**Task**.
Can you copy out the data exactly? Leave the images out.

**Data section**.
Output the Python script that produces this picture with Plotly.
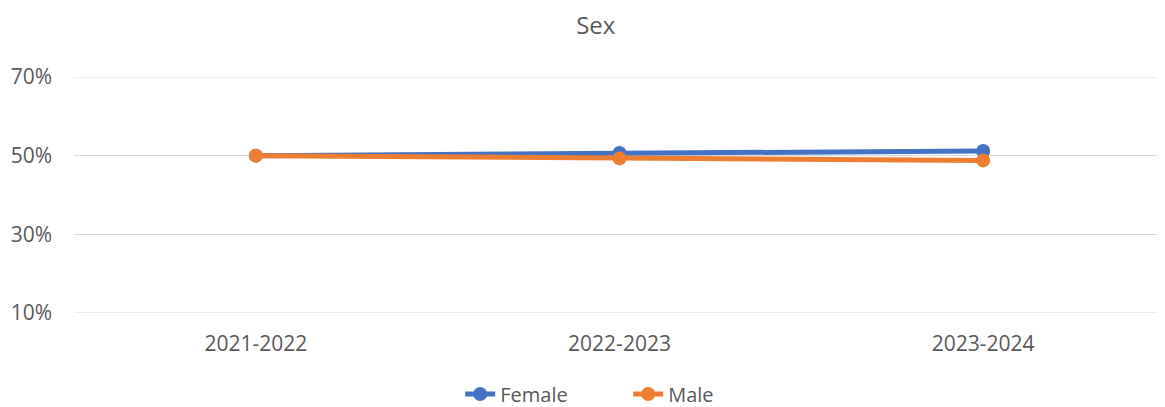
import plotly.graph_objects as go

years = ["2021-2022", "2022-2023", "2023-2024"]
female = [0.500, 0.507, 0.512]
male = [0.500, 0.493, 0.488]
tick_vals = [0.1, 0.3, 0.5, 0.7]
tick_text = ["10%", "30%", "50%", "70%"]

fig = go.Figure()
fig.add_trace(go.Scatter(x=years, y=female, name="Female", mode="lines+markers",
                         line=dict(color="#4472C4", width=5), marker=dict(size=14, color="#4472C4")))
fig.add_trace(go.Scatter(x=years, y=male, name="Male", mode="lines+markers",
                         line=dict(color="#ED7D31", width=5), marker=dict(size=14, color="#ED7D31")))

fig.update_layout(
    width=1157, height=399,
    paper_bgcolor="white", plot_bgcolor="white",
    margin=dict(l=66, r=0, t=69, b=94, autoexpand=False),
    font=dict(family="Open Sans", color="#595959", size=21),
    title=dict(text="Sex", x=0.508, xanchor="center", y=0.957, yanchor="middle",
               font=dict(size=24, color="#595959")),
    xaxis=dict(showgrid=False, showline=False, zeroline=False, ticks="",
               range=[-0.5, 2.5], tickfont=dict(size=21), ticklabelstandoff=16),
    yaxis=dict(range=[0.1, 0.7], tickvals=tick_vals, ticktext=tick_text,
               gridcolor="#D9D9D9", gridwidth=1, zeroline=False, showline=False,
               ticks="", ticklabelstandoff=21, tickfont=dict(size=21)),
    legend=dict(orientation="h", x=0.354, xanchor="left", y=-0.343, yanchor="middle",
                font=dict(size=20), entrywidth=123, entrywidthmode="pixels"),
    showlegend=True,
)
for v in (0.1, 0.7):
    fig.add_shape(type="line", xref="paper", yref="y", x0=0, x1=1, y0=v, y1=v,
                  line=dict(color="#D9D9D9", width=1), layer="below")

fig.write_html("out.html")
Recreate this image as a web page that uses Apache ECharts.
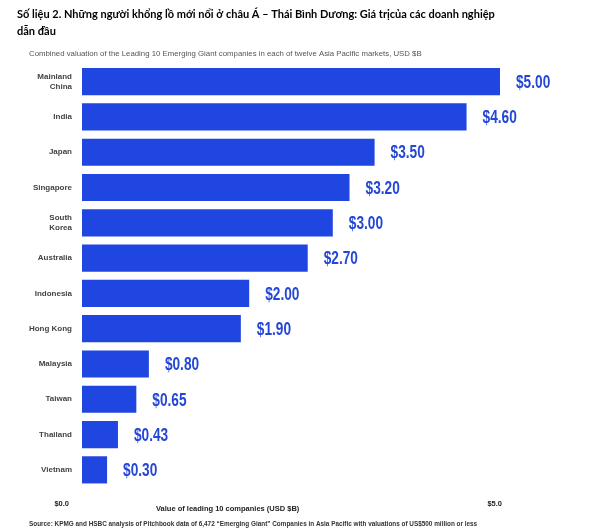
<!DOCTYPE html>
<html><head><meta charset="utf-8">
<script src="https://cdn.jsdelivr.net/npm/echarts@6/dist/echarts.min.js"></script>
<style>html,body{margin:0;padding:0;background:#fff}#c{width:600px;height:531px}</style>
</head><body><div id="c"></div>
<script>
const categories = ["Mainland\nChina","India","Japan","Singapore","South\nKorea","Australia","Indonesia","Hong Kong","Malaysia","Taiwan","Thailand","Vietnam"];
const values = [5.00,4.60,3.50,3.20,3.00,2.70,2.00,1.90,0.80,0.65,0.43,0.30];
const xTickValues = [0,5];

const chart = echarts.init(document.getElementById('c'));
chart.setOption({
  animation:false,
  title:[
    {text:"Số liệu 2. Những người khổng lồ mới nổi ở châu Á – Thái Bình Dương: Giá trịcủa các doanh nghiệp\ndẫn đầu",
     left:12, top:1, textStyle:{fontFamily:'Lato',fontWeight:'bold',fontSize:11,color:'#000',lineHeight:17}},
    {text:"Combined valuation of the Leading 10 Emerging Giant companies in each of twelve Asia Pacific markets, USD $B",
     left:24, top:45, textStyle:{fontFamily:'Liberation Sans',fontWeight:'normal',fontSize:7.8,color:'#555'}},
    {text:"Value of leading 10 companies (USD $B)",
     left:151, top:500, textStyle:{fontFamily:'Liberation Sans',fontWeight:'bold',fontSize:7.5,color:'#222'}},
    {text:"Source: KPMG and HSBC analysis of Pitchbook data of 6,472 \u201cEmerging Giant\u201d Companies in Asia Pacific with valuations of US$500 million or less",
     left:24, top:516, textStyle:{fontFamily:'Liberation Sans',fontWeight:'bold',fontSize:6.4,color:'#333'}}
  ],
  grid:{left:82,right:100,top:64,bottom:43.5,containLabel:false},
  xAxis:{type:'value',min:0,max:5,
    axisLine:{show:false},axisTick:{show:false},splitLine:{show:false},
    axisLabel:{customValues:xTickValues,margin:12,align:'right',fontFamily:'Liberation Sans',fontWeight:'bold',fontSize:7.5,color:'#222',
      formatter:v=> v===0 ? '{a|$'+v.toFixed(1)+'}' : '{b|$'+v.toFixed(1)+'}',
      rich:{a:{padding:[0,13,0,0],fontFamily:'Liberation Sans',fontWeight:'bold',fontSize:7.5,color:'#222'},
            b:{padding:[0,-2,0,0],fontFamily:'Liberation Sans',fontWeight:'bold',fontSize:7.5,color:'#222'}}}
  },
  yAxis:{type:'category',data:categories,inverse:true,
    axisLine:{show:false},axisTick:{show:false},
    axisLabel:{margin:10,fontFamily:'Liberation Sans',fontSize:8,fontWeight:'bold',color:'#444',lineHeight:10}
  },
  series:[
    {type:'bar',data:values,barCategoryGap:'23%',itemStyle:{color:'#1f46e0'}},
    {type:'custom',data:values.map((v,i)=>[v,i]),encode:{x:0,y:1},silent:true,
      renderItem:(params,api)=>{
        const pt = api.coord([api.value(0), api.value(1)]);
        return {type:'text', x:pt[0]+16, y:pt[1]+1, scaleX:0.72,
          style:{text:'$'+api.value(0).toFixed(2), fontFamily:'Liberation Sans', fontWeight:'bold',
                 fontSize:19, fill:'#2447d6', align:'left', verticalAlign:'middle'}};
      }}
  ]
});
</script></body></html>
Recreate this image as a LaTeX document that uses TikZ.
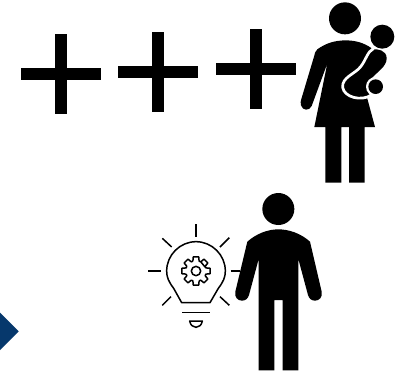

**Response to this exercise**.
Output the Python script that produces this picture with Plotly.
import plotly.graph_objects as go

years = ["2021-2022", "2022-2023", "2023-2024"]
female = [0.500, 0.507, 0.512]
male = [0.500, 0.493, 0.488]
tick_vals = [0.1, 0.3, 0.5, 0.7]
tick_text = ["10%", "30%", "50%", "70%"]

fig = go.Figure()
fig.add_trace(go.Scatter(x=years, y=female, name="Female", mode="lines+markers",
                         line=dict(color="#4472C4", width=5), marker=dict(size=14, color="#4472C4")))
fig.add_trace(go.Scatter(x=years, y=male, name="Male", mode="lines+markers",
                         line=dict(color="#ED7D31", width=5), marker=dict(size=14, color="#ED7D31")))

fig.update_layout(
    width=1157, height=399,
    paper_bgcolor="white", plot_bgcolor="white",
    margin=dict(l=66, r=0, t=69, b=94, autoexpand=False),
    font=dict(family="Open Sans", color="#595959", size=21),
    title=dict(text="Sex", x=0.508, xanchor="center", y=0.957, yanchor="middle",
               font=dict(size=24, color="#595959")),
    xaxis=dict(showgrid=False, showline=False, zeroline=False, ticks="",
               range=[-0.5, 2.5], tickfont=dict(size=21), ticklabelstandoff=16),
    yaxis=dict(range=[0.1, 0.7], tickvals=tick_vals, ticktext=tick_text,
               gridcolor="#D9D9D9", gridwidth=1, zeroline=False, showline=False,
               ticks="", ticklabelstandoff=21, tickfont=dict(size=21)),
    legend=dict(orientation="h", x=0.354, xanchor="left", y=-0.343, yanchor="middle",
                font=dict(size=20), entrywidth=123, entrywidthmode="pixels"),
    showlegend=True,
)
for v in (0.1, 0.7):
    fig.add_shape(type="line", xref="paper", yref="y", x0=0, x1=1, y0=v, y1=v,
                  line=dict(color="#D9D9D9", width=1), layer="below")

fig.write_html("out.html")
Recreate this image as a web page that uses Apache ECharts.
<!DOCTYPE html>
<html><head><meta charset="utf-8">
<script src="https://cdn.jsdelivr.net/npm/echarts@6/dist/echarts.min.js"></script>
<style>html,body{margin:0;padding:0;background:#fff}#c{width:600px;height:531px}</style>
</head><body><div id="c"></div>
<script>
const categories = ["Mainland\nChina","India","Japan","Singapore","South\nKorea","Australia","Indonesia","Hong Kong","Malaysia","Taiwan","Thailand","Vietnam"];
const values = [5.00,4.60,3.50,3.20,3.00,2.70,2.00,1.90,0.80,0.65,0.43,0.30];
const xTickValues = [0,5];

const chart = echarts.init(document.getElementById('c'));
chart.setOption({
  animation:false,
  title:[
    {text:"Số liệu 2. Những người khổng lồ mới nổi ở châu Á – Thái Bình Dương: Giá trịcủa các doanh nghiệp\ndẫn đầu",
     left:12, top:1, textStyle:{fontFamily:'Lato',fontWeight:'bold',fontSize:11,color:'#000',lineHeight:17}},
    {text:"Combined valuation of the Leading 10 Emerging Giant companies in each of twelve Asia Pacific markets, USD $B",
     left:24, top:45, textStyle:{fontFamily:'Liberation Sans',fontWeight:'normal',fontSize:7.8,color:'#555'}},
    {text:"Value of leading 10 companies (USD $B)",
     left:151, top:500, textStyle:{fontFamily:'Liberation Sans',fontWeight:'bold',fontSize:7.5,color:'#222'}},
    {text:"Source: KPMG and HSBC analysis of Pitchbook data of 6,472 \u201cEmerging Giant\u201d Companies in Asia Pacific with valuations of US$500 million or less",
     left:24, top:516, textStyle:{fontFamily:'Liberation Sans',fontWeight:'bold',fontSize:6.4,color:'#333'}}
  ],
  grid:{left:82,right:100,top:64,bottom:43.5,containLabel:false},
  xAxis:{type:'value',min:0,max:5,
    axisLine:{show:false},axisTick:{show:false},splitLine:{show:false},
    axisLabel:{customValues:xTickValues,margin:12,align:'right',fontFamily:'Liberation Sans',fontWeight:'bold',fontSize:7.5,color:'#222',
      formatter:v=> v===0 ? '{a|$'+v.toFixed(1)+'}' : '{b|$'+v.toFixed(1)+'}',
      rich:{a:{padding:[0,13,0,0],fontFamily:'Liberation Sans',fontWeight:'bold',fontSize:7.5,color:'#222'},
            b:{padding:[0,-2,0,0],fontFamily:'Liberation Sans',fontWeight:'bold',fontSize:7.5,color:'#222'}}}
  },
  yAxis:{type:'category',data:categories,inverse:true,
    axisLine:{show:false},axisTick:{show:false},
    axisLabel:{margin:10,fontFamily:'Liberation Sans',fontSize:8,fontWeight:'bold',color:'#444',lineHeight:10}
  },
  series:[
    {type:'bar',data:values,barCategoryGap:'23%',itemStyle:{color:'#1f46e0'}},
    {type:'custom',data:values.map((v,i)=>[v,i]),encode:{x:0,y:1},silent:true,
      renderItem:(params,api)=>{
        const pt = api.coord([api.value(0), api.value(1)]);
        return {type:'text', x:pt[0]+16, y:pt[1]+1, scaleX:0.72,
          style:{text:'$'+api.value(0).toFixed(2), fontFamily:'Liberation Sans', fontWeight:'bold',
                 fontSize:19, fill:'#2447d6', align:'left', verticalAlign:'middle'}};
      }}
  ]
});
</script></body></html>
Recreate this image as a LaTeX document that uses TikZ.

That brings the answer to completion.